How do you design a landscape?
Although the terms “landscape design” and ” garden design” are often used synonymously, I’m using the term “landscape design” here to refer to the overall design of the outdoor space. While I use the term “garden design” to refer to the plant selection and location.
Your garden is best thought of as an extension to your home. Just as your house has rooms and spaces for particular uses you can design your landscape to have particular uses. Some spaces may be utilitarian such as a clothes line while others may be recreational such as a play area or outdoor dining. Your requirements may also change over time as children grow up or you want to expend less energy working in the garden. So try to make spaces that are flexible or multi purpose so they can be adapted to your changing needs.
- Your finished garden will ultimately only be as good as the landscape design plan that you start with. Because once you start the physical process it’s often difficult and expensive to change what you’ve already done if you have second thoughts. So don’t rush in before you’ve got a well thought out plan, preferably on paper.
- Often the process of putting it all on paper highlights some problems that are easier to fix while their just lines on paper than if you’ve spent time and moey installing something in the wrong place!
- Spend some time experiencing the area you’re going to landscape at different times of the day, including morning, midday and evening.
- Walk around the area and do some 360 degree turns and take note of views you may want to keep and views you want to screen out for privacy or unsightly buildings etc.
- Make notes about what you want and where you can practically them fit into the space you have.
- If you want to have an outdoor dining area set out a chair in different locations and have a drink and take note if you need screening for privacy. Bear in mind it’s generally easier to have the dining table near where where the food and drinks are stored or prepared, because it can be irritating walking back and forth every time you want something from the fridge.
- If you can walk around the area in the wet season to see if there are areas that are boggy and may need draining or can be utilized for a water feature or water garden.
- If you’re contemplating having a vegetable garden in a specific location get out a spade and dig at least a spade depth to see what the soil is suitable. Although you can still have a vegetable garden even if the soil is poor by making a raised garden bed and filling it with good soil.
Consider the following factors in your Landscape Design:
- Topography – The lie of the land including the slope and surface features.
- Sun movement – The site orientation to the sun determines where the sun rises and sets at different times of the year and whether you need shade or to keep the most sun possible on the property.
- Views – Take note of views you may want to frame or screen out.
- Soil – Is it predominantly sandy, silty or clay based.
- Climate – The area you live will influence the plants you can grow.

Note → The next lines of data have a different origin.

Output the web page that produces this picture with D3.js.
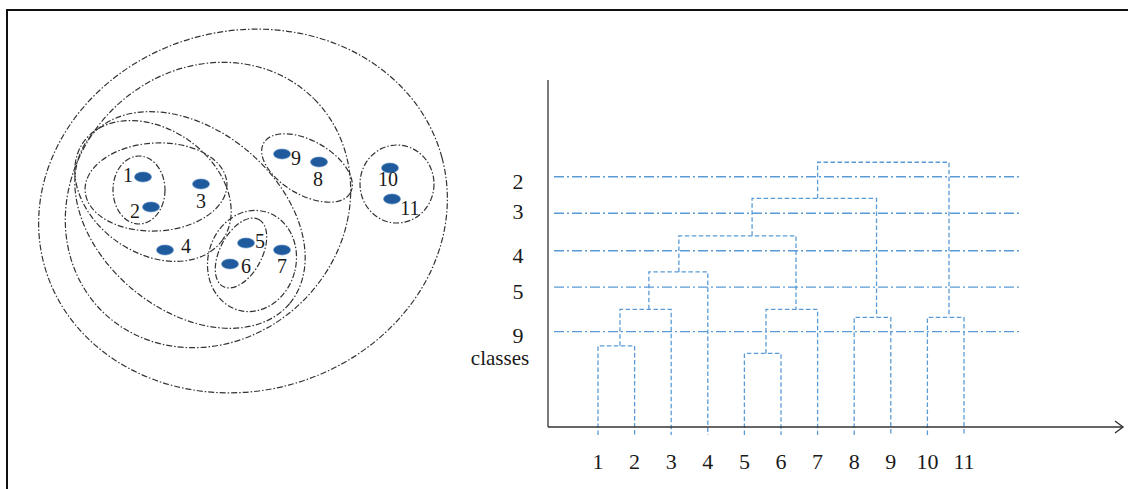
<!DOCTYPE html>
<html>
<head>
<meta charset="utf-8">
<script src="https://cdn.jsdelivr.net/npm/d3@7"></script>
<style>
  body { margin: 0; background: #fff; }
  text { font-family: "Liberation Serif", "Times New Roman", serif; fill: #1a1a1a; }
</style>
</head>
<body>
<div id="chart-area"></div>
<script>
// observations, in feature-space units
const pointLabels = ['1', '2', '3', '4', '5', '6', '7', '8', '9', '10', '11'];
const pointX = [25.75, 27.75, 40.25, 31.25, 51.5, 47.5, 60.5, 69.75, 60.5, 87.5, 88];
const pointY = [53.5, 46, 51.75, 35.25, 37, 31.75, 35.25, 57.25, 59.25, 55.75, 48];

// nested cluster envelopes (outermost first)
const hullCx = [50.75, 42, 37.5, 28.25, 29, 24.75, 53, 50.25, 66.75, 89.25];
const hullCy = [45, 46.5, 42.75, 50, 51, 50.25, 32.5, 34.5, 55.75, 51.75];
const hullRx = [51.5, 37.5, 32.5, 21.25, 17.75, 6.5, 11, 9.5, 12.5, 9.25];
const hullRy = [45, 33.75, 22.5, 15.5, 11, 8.5, 12.75, 5.25, 6.75, 9.75];
const hullAngle = [-15, -45, 40, 35, -3, 0, 15, -62, 30, 0];

// dendrogram: leaves are nodes 0..10, merge k creates node 11+k
const mergeLeft = [0, 11, 12, 4, 14, 7, 9, 13, 18, 19];
const mergeRight = [1, 2, 3, 5, 6, 8, 10, 15, 16, 17];
const mergeHeight = [23.4, 33.9, 44.7, 21.2, 33.9, 31.6, 31.6, 55.1, 65.9, 76.3];
const mergePos = [1.60, 2.39, 3.21, 5.59, 6.41, 8.61, 10.59, 5.21, 7.0, 8.8];

// cut levels and resulting number of classes
const cutClasses = ['2', '3', '4', '5', '9'];
const cutHeight = [72.1, 61.6, 50.8, 40.3, 27.5];

const width = 1128, height = 489;

const svg = d3.select('#chart-area')
  .append('svg')
  .attr('width', width)
  .attr('height', height);

// frame
svg.append('path')
  .attr('d', 'M7,489 L7,10 L1128,10')
  .attr('fill', 'none')
  .attr('stroke', '#111')
  .attr('stroke-width', 2);

// ---------- left panel: points and cluster ellipses ----------
const sx = d3.scaleLinear().domain([0, 100]).range([40, 440]);
const sy = d3.scaleLinear().domain([0, 90]).range([391, 31]);
const unit = sx(1) - sx(0);

const hulls = hullCx.map((cx, i) => ({
  cx: cx, cy: hullCy[i], rx: hullRx[i], ry: hullRy[i], a: hullAngle[i]
}));

svg.append('g')
  .selectAll('ellipse')
  .data(hulls)
  .enter()
  .append('ellipse')
  .attr('cx', 0)
  .attr('cy', 0)
  .attr('rx', d => d.rx * unit)
  .attr('ry', d => d.ry * unit)
  .attr('transform', d => `translate(${sx(d.cx)},${sy(d.cy)}) rotate(${d.a})`)
  .attr('fill', 'none')
  .attr('stroke', '#333')
  .attr('stroke-width', 1.2)
  .attr('stroke-dasharray', '6,2,1.5,2');

const points = pointLabels.map((l, i) => ({ label: l, x: pointX[i], y: pointY[i] }));
// label offsets from each dot, in pixels
const labelDx = [-15, -16, 0, 21, 14, 16, 0, -1, 14, -2, 18];
const labelDy = [5, 11, 24, 3, 5, 9, 23, 24, 11, 18, 16];

svg.append('g')
  .selectAll('ellipse')
  .data(points)
  .enter()
  .append('ellipse')
  .attr('cx', d => sx(d.x))
  .attr('cy', d => sy(d.y))
  .attr('rx', 8.5)
  .attr('ry', 5)
  .attr('fill', '#1f5b9c')
  .attr('stroke', '#5a8cc4')
  .attr('stroke-width', 0.6);

svg.append('g')
  .selectAll('text')
  .data(points)
  .enter()
  .append('text')
  .attr('x', (d, i) => sx(d.x) + labelDx[i])
  .attr('y', (d, i) => sy(d.y) + labelDy[i])
  .attr('text-anchor', 'middle')
  .attr('font-size', 20)
  .text(d => d.label);

// ---------- right panel: dendrogram ----------
const xLeaf = d3.scaleLinear().domain([1, 11]).range([598, 964]);
const yH = d3.scaleLinear().domain([0, 100]).range([427, 80]);
const axisX = 548;
const blue = '#5b9bd5';

const nodeX = id => id < 11 ? xLeaf(id + 1) : xLeaf(mergePos[id - 11]);
const nodeY = id => id < 11 ? yH(0) + 8 : yH(mergeHeight[id - 11]);

// cut lines
svg.append('g')
  .selectAll('line')
  .data(cutHeight)
  .enter()
  .append('line')
  .attr('x1', axisX + 6)
  .attr('x2', xLeaf(11) + 58)
  .attr('y1', d => yH(d))
  .attr('y2', d => yH(d))
  .attr('stroke', blue)
  .attr('stroke-width', 1.4)
  .attr('stroke-dasharray', '10,3,2,3');

const cutDy = [12, 6, 12, 12, 11];
svg.append('g')
  .selectAll('text')
  .data(cutClasses)
  .enter()
  .append('text')
  .attr('x', 518)
  .attr('y', (d, i) => yH(cutHeight[i]) + cutDy[i])
  .attr('text-anchor', 'middle')
  .attr('font-size', 22)
  .text(d => d);

svg.append('text')
  .attr('x', 500)
  .attr('y', 365)
  .attr('text-anchor', 'middle')
  .attr('font-size', 21)
  .text('classes');

// links
const links = [];
mergeLeft.forEach((l, k) => {
  const r = mergeRight[k];
  const h = yH(mergeHeight[k]);
  links.push(`M${nodeX(l)},${nodeY(l)} L${nodeX(l)},${h} L${nodeX(r)},${h} L${nodeX(r)},${nodeY(r)}`);
});

svg.append('g')
  .selectAll('path')
  .data(links)
  .enter()
  .append('path')
  .attr('d', d => d)
  .attr('fill', 'none')
  .attr('stroke', blue)
  .attr('stroke-width', 1.3)
  .attr('stroke-dasharray', '4.5,2.5');

// axes
svg.append('line')
  .attr('x1', axisX).attr('x2', axisX)
  .attr('y1', yH(100)).attr('y2', yH(0))
  .attr('stroke', '#333')
  .attr('stroke-width', 1.3);

svg.append('line')
  .attr('x1', axisX).attr('x2', 1123)
  .attr('y1', yH(0)).attr('y2', yH(0))
  .attr('stroke', '#333')
  .attr('stroke-width', 1.3);

svg.append('path')
  .attr('d', `M1115,${yH(0) - 6} L1123,${yH(0)} L1115,${yH(0) + 6}`)
  .attr('fill', 'none')
  .attr('stroke', '#333')
  .attr('stroke-width', 1.4);

// leaf labels
svg.append('g')
  .selectAll('text')
  .data(pointLabels)
  .enter()
  .append('text')
  .attr('x', (d, i) => xLeaf(i + 1))
  .attr('y', 469)
  .attr('text-anchor', 'middle')
  .attr('font-size', 22)
  .text(d => d);
</script>
</body>
</html>
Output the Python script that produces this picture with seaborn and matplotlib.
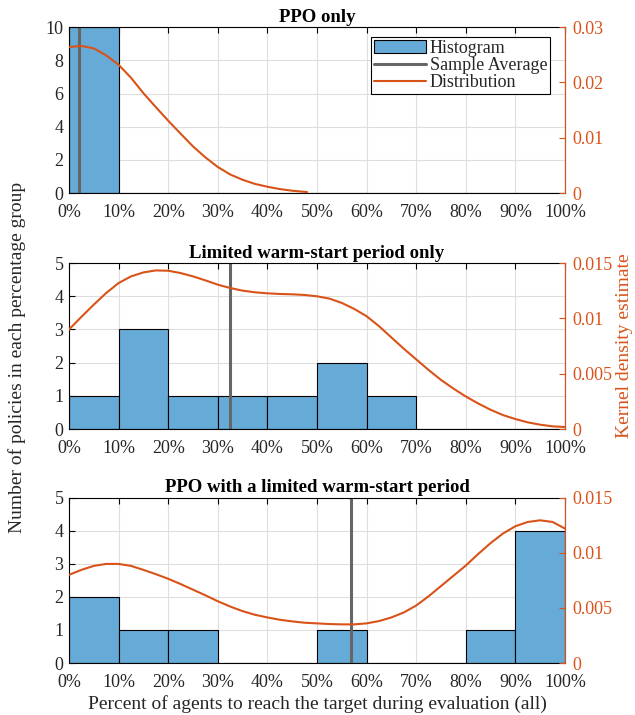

- Drainage – If you have a wet season.
- Irrigation – Will you need to irrigate the garden during the dry season. Some areas may have water use restrictions so it may be better to select drought tolerant plants.
If you find the planning job over whelming or too complex and need need help it’s better to spend the money required to get a professional Landscape Architect or Landscape Designer to do a professional plan.
What’s the difference between a Landscape Architect and a Landscape Designer?
Landscape Architects must have a bachelor’s and/or master’s degree in landscape architecture from a recognized university and also have to be licensed by the state they offer their services in before they can work on designing landscape projects. Landscape Architect typically work on the larger projects such as parks, commercial centers, resorts, waterfront developments etc. They generally have a wider training than Landscape Designers.
Landscape and Garden Designers typically work on smaller residential projects. While some Landscape Designers have equivalent training to a Landscape Architect they generally do not have a state license, that is required to call them self a Landscape Architect. Landscape Designers may be self taught through experience but most have taken a course at a university, college or by doing some sort of certification program.
You can expect to pay more for a Landscape Architect than a Landscape Designer.
Bear in mind to do any electrical work, wall building or earth-moving construction a licensed landscape contractor is required for the project.
If you’re inexperienced at designing, but want to do some of the work yourself to save money or for the satisfaction, it’s better to take on some of the less skilled laboring work later in the project, such as moving soil, mulch, or planting etc.
So if you’re on a tight budget it’s better to spend money on a good plan that can be separated into stages than can be done over a period of time as funds become available.